Bryan Ferry
„Retrospective: Selected Recordings 1973–2023“ – Auf dem Olymp der Eleganz
BMG (VÖ: 25.10.)
Exzellent kuratiertes Boxset mit vielen Highlights des brillanten Pop-Aristokraten.
Man muss sich gar nicht die Mühe machen und all die Coverversionen und Neubearbeitungen zählen, die sich auf diesem 81 Stücke umfassenden Karriereüberblick verstecken. Es sind sehr viele. Als Solokünstler war Bryan Ferry von Anfang an eher Interpret als Songschreiber. Einer von der alten Schule. Im Morgengrauen im Tuxedo am Pool, Smoke in den Augen, Nostalgie in der Luft. Einer, der sehr präzise den Unterschied erklären konnte zwischen Auftritten vor einem Black-Tie- und einem White-Tie-Publikum. Ein Bergarbeitersohn, der zum Pop-Aristokraten aufstieg.
Sein Solo-Debüt, das 1973 veröffentlichte „These Foolish Things“, bestückte er komplett mit Lieblingsliedern – von Beatles, Beach Boys, Dylan und Stones bis zu Smokey Robinson und Stevie Wonder –, damals noch präsentiert mit der schrillen Extravaganz von Roxy Music. Doch schon ein knappes Jahr später fand der Sänger seine wahre Bestimmung mit „Another Time, Another Place“. „Sultan of Suave“ nannte ihn die britische Presse nun. Doch auch hier stammte allein der Titelsong aus der Feder des Sängers, und die Musik blieb generell hinter dem Wagemut von Roxy Music zurück.
Ferrys Verehrung der alten Meister zieht sich durch seine gesamte Karriere, lässt sich aber auch als Beginn der Postmoderne im Pop lesen. Die guten Dinge waren ja alle noch da. Man konnte damit herumspielen, persönliche Noten setzen und sie mit verehrten Musikern neu aufführen. Alben wie „Boys And Girls“ waren besetzt mit Großkalibern wie David Gilmour, Mark Knopfler, Marcus Miller oder Nile Rodgers. Die Studiokosten stiegen ins Astronomische, die Produktionen dauerten mit unter Jahre, Selbstzweifel machten dem Künstler das Leben schwer. Aber auch nicht zu schwer – es gab ja auch noch die Frauen, die Jagd und überhaupt das gute Leben.

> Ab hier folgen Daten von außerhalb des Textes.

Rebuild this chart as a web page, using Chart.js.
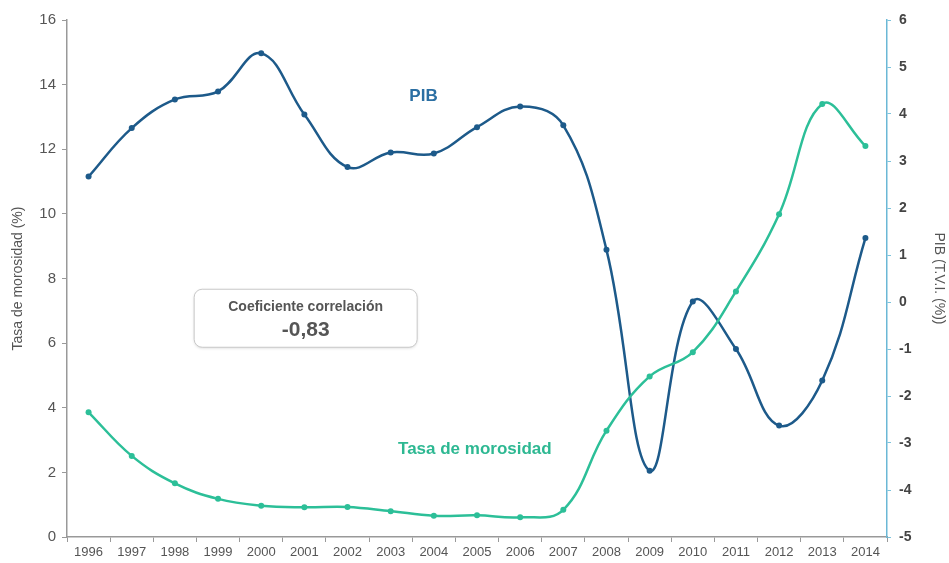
<!DOCTYPE html>
<html>
<head>
<meta charset="utf-8">
<script src="https://cdn.jsdelivr.net/npm/chart.js@4"></script>
<style>
  html, body { margin: 0; padding: 0; background: #fff; }
  #wrap { width: 949px; height: 563px; }
</style>
</head>
<body>
<div id="wrap"><canvas id="chart" width="949" height="563"></canvas></div>
<script>
const years = ['1996', '1997', '1998', '1999', '2000', '2001', '2002', '2003', '2004', '2005',
  '2006', '2007', '2008', '2009', '2010', '2011', '2012', '2013', '2014'];
const morosidad = [3.86, 2.51, 1.66, 1.18, 0.97, 0.92, 0.93, 0.80, 0.66, 0.67,
  0.61, 0.84, 3.29, 4.97, 5.72, 7.60, 9.99, 13.40, 12.10];
const pib = [2.67, 3.70, 4.31, 4.48, 5.29, 3.99, 2.87, 3.18, 3.16, 3.72,
  4.16, 3.76, 1.11, -3.59, 0.01, -1.00, -2.63, -1.67, 1.36];
const leftTicks = [0, 2, 4, 6, 8, 10, 12, 14, 16];
const rightTicks = [-5, -4, -3, -2, -1, 0, 1, 2, 3, 4, 5, 6];

const blue = '#1d5a8a';
const green = '#2cbf98';
const font = "'Liberation Sans', Arial, sans-serif";

// text labels and the correlation box
const notes = {
  id: 'notes',
  afterDraw(chart) {
    const { ctx, scales } = chart;
    const x = scales.x, yl = scales.y;
    const at = (i, v) => [x.getPixelForValue(i), yl.getPixelForValue(v)];
    ctx.save();
    ctx.textAlign = 'center';
    ctx.textBaseline = 'middle';

    let [px, py] = at(7.76, 13.65);
    ctx.fillStyle = '#2b6fa3';
    ctx.font = 'bold 17px ' + font;
    ctx.fillText('PIB', px, py);

    [px, py] = at(8.95, 2.7);
    ctx.fillStyle = '#2db892';
    ctx.fillText('Tasa de morosidad', px, py);

    // box
    const [bx, by] = at(5.03, 6.77);
    const w = 223, h = 58, r = 8;
    const left = bx - w / 2, top = by - h / 2;
    ctx.shadowColor = 'rgba(0,0,0,0.15)';
    ctx.shadowBlur = 3;
    ctx.shadowOffsetY = 1;
    ctx.fillStyle = '#fff';
    ctx.strokeStyle = '#c8c8c8';
    ctx.lineWidth = 1;
    ctx.beginPath();
    ctx.roundRect(left, top, w, h, r);
    ctx.fill();
    ctx.shadowColor = 'transparent';
    ctx.stroke();
    ctx.fillStyle = '#555';
    ctx.font = 'bold 14px ' + font;
    ctx.fillText('Coeficiente correlación', bx, top + 18);
    ctx.font = 'bold 21px ' + font;
    ctx.fillText('-0,83', bx, top + 41);
    ctx.restore();
  }
};

new Chart(document.getElementById('chart'), {
  type: 'line',
  data: {
    labels: years,
    datasets: [
      {
        label: 'Tasa de morosidad',
        data: morosidad,
        yAxisID: 'y',
        borderColor: green,
        backgroundColor: green,
        borderWidth: 2.5,
        pointRadius: 3,
        pointBorderWidth: 0,
        tension: 0.4,
      },
      {
        label: 'PIB',
        data: pib,
        yAxisID: 'y1',
        borderColor: blue,
        backgroundColor: blue,
        borderWidth: 2.5,
        pointRadius: 3,
        pointBorderWidth: 0,
        tension: 0.4,
      },
    ],
  },
  options: {
    responsive: false,
    animation: false,
    layout: { padding: { top: 20, left: 0, right: 0, bottom: 0 } },
    plugins: { legend: { display: false }, tooltip: { enabled: false } },
    scales: {
      x: {
        offset: true,
        grid: { display: true, drawOnChartArea: false, offset: true, tickLength: 5, color: '#999' },
        border: { color: '#999', width: 1.5 },
        ticks: { color: '#555', font: { family: font, size: 13 }, padding: 3, maxRotation: 0, autoSkip: false },
        afterFit(s) { s.height = 26; },
      },
      y: {
        position: 'left',
        min: 0,
        max: 16,
        afterBuildTicks(s) { s.ticks = leftTicks.map((v) => ({ value: v })); },
        grid: { display: true, drawOnChartArea: false, tickLength: 5, color: '#999' },
        border: { color: '#999', width: 1.5 },
        ticks: { color: '#555', font: { family: font, size: 15 }, padding: 6 },
        title: { display: true, text: 'Tasa de morosidad (%)', color: '#555', font: { family: font, size: 14 }, padding: { top: 10, bottom: 0 } },
        afterFit(s) { s.width = 67; },
      },
      y1: {
        position: 'right',
        min: -5,
        max: 6,
        afterBuildTicks(s) { s.ticks = rightTicks.map((v) => ({ value: v })); },
        grid: { display: true, drawOnChartArea: false, tickLength: 4, color: '#7cc3dc' },
        border: { color: '#6bb8d6', width: 1.5 },
        ticks: { color: '#444', font: { family: font, size: 14, weight: 'bold' }, padding: 8 },
        title: { display: true, text: 'PIB (T.V.I. (%))', color: '#555', font: { family: font, size: 14 }, padding: 2 },
        afterFit(s) { s.width = 62; },
      },
    },
  },
  plugins: [notes],
});
</script>
</body>
</html>
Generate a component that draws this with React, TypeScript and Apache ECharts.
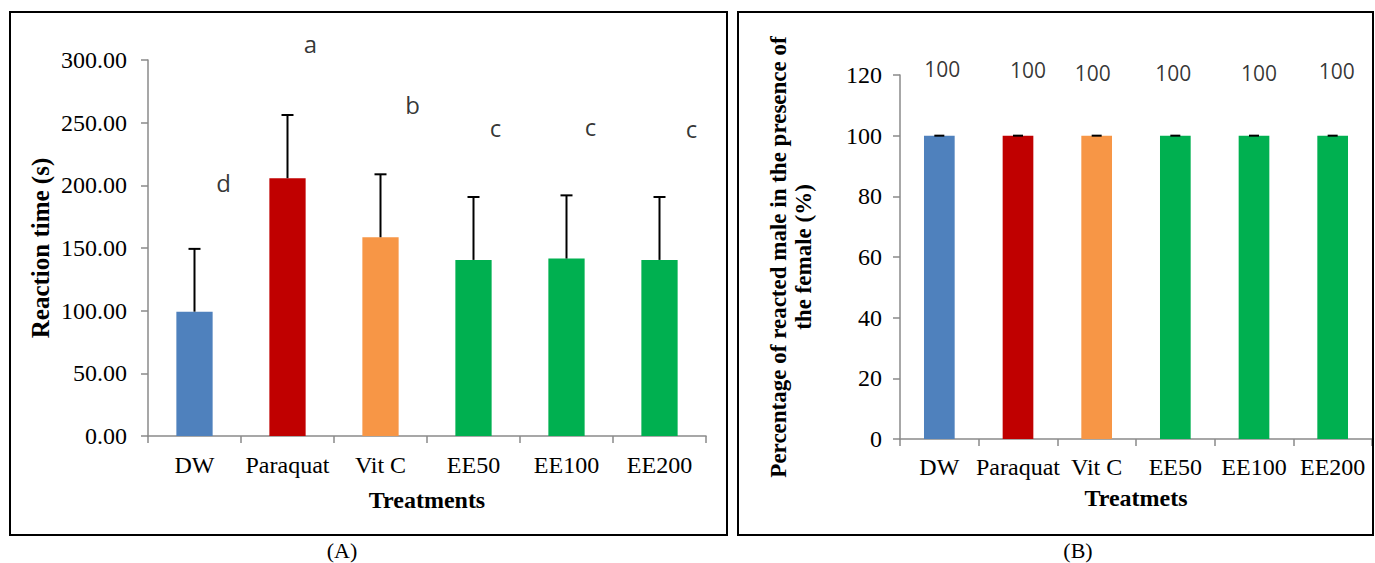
import React, { useEffect, useRef } from "react";
import * as echarts from "echarts";

const categories = ["DW", "Paraquat", "Vit C", "EE50", "EE100", "EE200"];
const barColors = ["#4F81BD", "#C00000", "#F79646", "#00B050", "#00B050", "#00B050"];

// Panel A: reaction time (s)
const reactionMean = [99.2, 205.7, 158.6, 140.5, 141.6, 140.5];
const reactionSD = [50.1, 50.4, 50.2, 50.2, 50.4, 50.2];
const letters = ["d", "a", "b", "c", "c", "c"];
const letterY = [201.9, 312.8, 264.1, 245.8, 247.3, 245.0];
const letterDx = [29, 23, 32, 22, 24, 32];
const yTicksA = { min: 0, max: 300, interval: 50 };

// Panel B: percentage of reacted male
const percentMean = [100, 100, 100, 100, 100, 100];
const percentSD = [0, 0, 0, 0, 0, 0];
const pctLabelY = [122.0, 121.7, 120.7, 120.7, 120.7, 121.3];
const pctLabelDx = [3, 10, -4, -2, 5, 4];
const yTicksB = { min: 0, max: 120, interval: 20 };

const SERIF = "'Liberation Serif', 'Times New Roman', serif";
const SANS = "'Open Sans', 'Liberation Sans', sans-serif";
const AXIS_GREY = "#8a8a8a";

function errorBarSeries(xIndex: number, mean: number[], sd: number[], capHalf: number) {
  return {
    type: "custom",
    xAxisIndex: xIndex,
    yAxisIndex: xIndex,
    z: 5,
    clip: false,
    data: mean.map((m, i) => [i, m, m + sd[i]]),
    renderItem: (params: any, api: any) => {
      const i = api.value(0);
      const lo = api.coord([i, api.value(1)]);
      const hi = api.coord([i, api.value(2)]);
      const style = { stroke: "#000", lineWidth: 2 };
      return {
        type: "group",
        children: [
          { type: "line", shape: { x1: lo[0], y1: lo[1], x2: hi[0], y2: hi[1] }, style },
          { type: "line", shape: { x1: hi[0] - capHalf, y1: hi[1], x2: hi[0] + capHalf, y2: hi[1] }, style },
        ],
      };
    },
  };
}

function xAxisCfg(gridIndex: number, name: string, margin: number, gap: number) {
  return {
    type: "category",
    gridIndex,
    data: categories,
    name,
    nameLocation: "middle",
    nameGap: gap,
    nameTextStyle: { fontFamily: SERIF, fontSize: 24, fontWeight: "bold", color: "#000" },
    axisLine: { lineStyle: { color: AXIS_GREY, width: 1.5 } },
    axisTick: { show: true, length: 7, lineStyle: { color: AXIS_GREY, width: 1.5 } },
    axisLabel: { fontFamily: SERIF, fontSize: 24, color: "#000", margin, interval: 0 },
  };
}

export default function App() {
  const ref = useRef<HTMLDivElement>(null);
  useEffect(() => {
    document.body.style.margin = "0";
    const chart = echarts.init(ref.current!, null, { renderer: "svg" });
    const option: any = {
      animation: false,
      backgroundColor: "#fff",
      grid: [
        { left: 148, top: 60, width: 558, height: 376 },
        { left: 900, top: 75, width: 472, height: 364 },
      ],
      xAxis: [
        xAxisCfg(0, "Treatments", 17, 52),
        xAxisCfg(1, "Treatmets", 16, 47),
      ],
      yAxis: [
        {
          type: "value",
          gridIndex: 0,
          ...yTicksA,
          name: "Reaction time (s)",
          nameLocation: "middle",
          nameRotate: 90,
          nameGap: 95,
          nameTextStyle: { fontFamily: SERIF, fontSize: 25, fontWeight: "bold", color: "#000" },
          splitLine: { show: false },
          axisLine: { show: true, lineStyle: { color: AXIS_GREY, width: 1.5 } },
          axisTick: { show: true, length: 7, lineStyle: { color: AXIS_GREY, width: 1.5 } },
          axisLabel: {
            fontFamily: SERIF,
            fontSize: 24,
            color: "#000",
            margin: 21,
            formatter: (v: number) => v.toFixed(2),
          },
        },
        {
          type: "value",
          gridIndex: 1,
          ...yTicksB,
          name: "Percentage of reacted male in the presence of\nthe female (%)",
          nameLocation: "middle",
          nameRotate: 90,
          nameGap: 84,
          nameTextStyle: {
            fontFamily: SERIF,
            fontSize: 23,
            fontWeight: "bold",
            color: "#000",
            lineHeight: 25,
            align: "center",
          },
          splitLine: { show: false },
          axisLine: { show: true, lineStyle: { color: AXIS_GREY, width: 1.5 } },
          axisTick: { show: true, length: 7, lineStyle: { color: AXIS_GREY, width: 1.5 } },
          axisLabel: { fontFamily: SERIF, fontSize: 24, color: "#000", margin: 18 },
        },
      ],
      series: [
        {
          type: "bar",
          xAxisIndex: 0,
          yAxisIndex: 0,
          barWidth: "39%",
          data: reactionMean.map((v, i) => ({ value: v, itemStyle: { color: barColors[i] } })),
        },
        errorBarSeries(0, reactionMean, reactionSD, 6),
        {
          type: "scatter",
          xAxisIndex: 0,
          yAxisIndex: 0,
          clip: false,
          symbolSize: 0,
          itemStyle: { color: "transparent" },
          data: letterY.map((y, i) => ({
            value: [i, y],
            label: {
              show: true,
              position: "inside",
              offset: [letterDx[i], 0],
              formatter: letters[i],
              fontFamily: SANS,
              fontSize: 24,
              color: "#000",
            },
          })),
        },
        {
          type: "bar",
          xAxisIndex: 1,
          yAxisIndex: 1,
          barWidth: "39%",
          data: percentMean.map((v, i) => ({ value: v, itemStyle: { color: barColors[i] } })),
        },
        errorBarSeries(1, percentMean, percentSD, 5),
        {
          type: "scatter",
          xAxisIndex: 1,
          yAxisIndex: 1,
          clip: false,
          symbolSize: 0,
          itemStyle: { color: "transparent" },
          data: pctLabelY.map((y, i) => ({
            value: [i, y],
            label: {
              show: true,
              position: "inside",
              offset: [pctLabelDx[i], 0],
              formatter: String(percentMean[i]),
              fontFamily: SANS,
              fontSize: 21,
              color: "#000",
            },
          })),
        },
      ],
      graphic: [
        {
          type: "rect",
          shape: { x: 10, y: 12, width: 717, height: 523 },
          style: { fill: "none", stroke: "#000", lineWidth: 2 },
          z: 10,
        },
        {
          type: "rect",
          shape: { x: 738, y: 12, width: 635, height: 523 },
          style: { fill: "none", stroke: "#000", lineWidth: 2 },
          z: 10,
        },
        {
          type: "text",
          x: 342,
          y: 550,
          style: {
            text: "(A)",
            fontFamily: SERIF,
            fontSize: 22,
            fill: "#000",
            textAlign: "center",
            textVerticalAlign: "middle",
          },
        },
        {
          type: "text",
          x: 1078,
          y: 550,
          style: {
            text: "(B)",
            fontFamily: SERIF,
            fontSize: 22,
            fill: "#000",
            textAlign: "center",
            textVerticalAlign: "middle",
          },
        },
      ],
    };
    chart.setOption(option);
    return () => chart.dispose();
  }, []);
  return <div ref={ref} style={{ width: 1375, height: 563 }} />;
}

Ein würdiges Denkmal für eine der ganz großen Ikonen des Pop
Die Marke Bryan Ferry wurde über die Jahrzehnte immer stärker, populärer und eleganter, selbst wenn nicht alle Alben so makellos waren wie „Mamouna“ oder „Boys And Girls“. Doch seit der Jahrtausendwende ist Ferry wieder mutiger geworden, wenn es um das Schreiben neuer Songs geht. „You Can Dance“ vom gelungenen 2010er-Album „Olympia“ zeigt mit sinnlich treibenden Rhythmen und der lasziven, immer ein bisschen müde klingenden Stimme eines alten Vampirs, dass der Sänger in Clubs nach wie vor eine gute Figur abgibt. Sehr stimmig und passend ist auch die spätere Hinwendung zum Sound der Roaring Twenties mit „As Time Goes By“. Auf dem ähnlich swingenden „The Jazz Age“ gefällt sich Ferry nicht als Sänger, sondern als Komponist und Bandleader sei nes eigenen Orchesters. Baz Luhrmann verwendete die alten Roxy-Hits im Sound der Prohibition später in „The Great Gatsby“.
2014, bei einem Treffen anlässlich von „Avonmore“, dem bisher letzten Album mit neuen Songs, wurde deutlich, dass die Stimme des Sängers nicht mehr so weit trägt wie früher. Er sei erkältet, entschuldigte sich Ferry damals, doch die Veränderung zeigte sich auch in den Songs, etwa der Coverversion von Robert Palmers „Johnny And Mary“. Bei „Star“, dem einzigen neuen Song der Retropektive, ist die Stimme von Amelia Barratt stark in den Vordergrund gemischt, während Ferry dezent im Hintergrund bleibt. Trotzdem, tolles Dance-Stück, aufgepeppt durch die Skills von Trent Reznor und Atticus Ross an Programming und Bass. Anders als die meisten Soloalben enthält diese exzellent kuratierte Retrospektive nur wenig Überflüssiges, und das ist dann praktischerweise ganz hinten versteckt. Ein würdiges Denkmal für eine der ganz großen Ikonen des Pop.